Paul
Goble
February 3 – In order to drive a
wedge between the Ukrainian national movement and the Crimean Tatars and to lay
the groundwork for a Russian thrust into Crimea, a Russian analyst says that
the Crimean Tatars are not only separatists but Islamist radicals who threaten
more than just Ukraine.
By presenting the Crimean Tatars as
interested in separatism, the analyst clearly seeks to undermine the
cooperation that has existed between that nation and the Ukrainian opposition,
and by painting them as an Islamist force he equally clearly wants to provide a
justification for a Russian intervention -- or at a minimum to limit Western
criticism of such a step.
While it is true that the Crimean
Tatars would like to see greater autonomy now and possibly independence at some
point in the future, it is not the case that they are an Islamist force that
threatens jihad in Ukraine and elsewhere or that Moscow is justified in using
force against or that the West should be lulled into thinking that would be part of
a common anti-terrorist effort.
On Moscow’ Strategic Culture
Foundation site on Saturday, Nikolay Malishevsky argues that in recent years
the Crimean Tatar national movement has become ever more “an anti-Russian force”
and therefore is supporting the Maidan against the Ukrainian government (fondsk.ru/news/2014/02/02/tatarskij-komponent-kievskih-besporjadkov-25536.html).
Two months ago,
Malishevsky says, reports began to appear about the arrival of “radical
Islamists” from Crimea in Kyiv, a “Crimean descent” of “veterans of militant
actions in Syria who fought as part of the anti-government armed formations.” According to the analyst, the group was
organized by Akhtem Chiygoz, the deputy chairman of the Crimean Tatar Mejlis.
At present, he continues, there are
approximately one thousand Crimean Tatars in Kyiv working as part of the Maidan’s
self-defense detachments, a term with unfortunate associations he says because similar
units were formed to support the Nazis’ imposition of “a new order” in Crimea
during World War II.
Malishevsky argues that the Crimean
Tatars see instability in Ukraine as their “great chance.” Refat Chubarov, the chairman of the Crimean
Tatar Mejlis, said that “after blood was shed, no one will make tactical
concessions ... Under the feet of the powers the land will begin to burn, and
in fact the popular uprising has come to the regions” and will “cleanse
Ukraine.”
According to the Moscow analyst, to this
end, the Crimean Tatars plan to double their “’contingent’” in Kyiv, financing
this effort on their own.

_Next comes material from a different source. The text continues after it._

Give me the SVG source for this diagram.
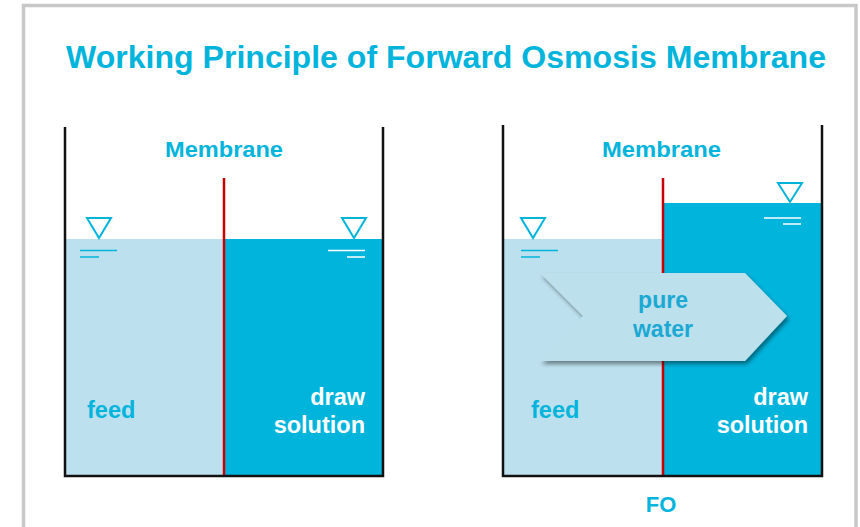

On the one hand, Malishevsky says, this shows that
the Crimean Tatars have a short memory: they supported the Orange Revolution
but did not benefit from it in the ways that they expected.
And on the other, he continues, the
delay in sending more Crimean Tatars to Kyiv may simply reflect the absence of
a final agreement about such a step by the divided Maidan opposition “and what
is the main thing,” a similar absence of agreement “with [their] protectors
abroad.”
These foreign “protectors” of the
Crimean Tatars are very divided, Malishevsky says. What Washington wants is very different from
what Beijing does, and that in turn is very different from what either Warsaw
or Ankara does. And that is the case even though all are threatened by Islamism
and the instability it produces.
According to the Moscow analyst, “the
Tatar nationalists in Crimea who have been counting on NATO’s support are ready
to act openly by transforming the social-political contradictions of Ukrainian
society into an inter-ethnic war on the model of the Kosovo variant” in the
former Yugoslavia.
The Crimean Tatars plan to use this
opportunity to “proclaim Tatr territorial autonomy within the Autonomous
Republic of Crimea, then to transform such a territorial autonomy into a national
one, then to proclaim its sovereignty and so on and on to the complete separation
of Crimea” from Ukraine.
Malishevsky’s tendentious and distorted description
of the Crimean Tatars is clearly intended to generate opposition to them among
Ukrainians in the first instance and the West in the second and to lay the ideological
ground work for a Russian intervention into Crimea, possibly using Russian
forces in Sebastopol, that at least some in the West would not oppose.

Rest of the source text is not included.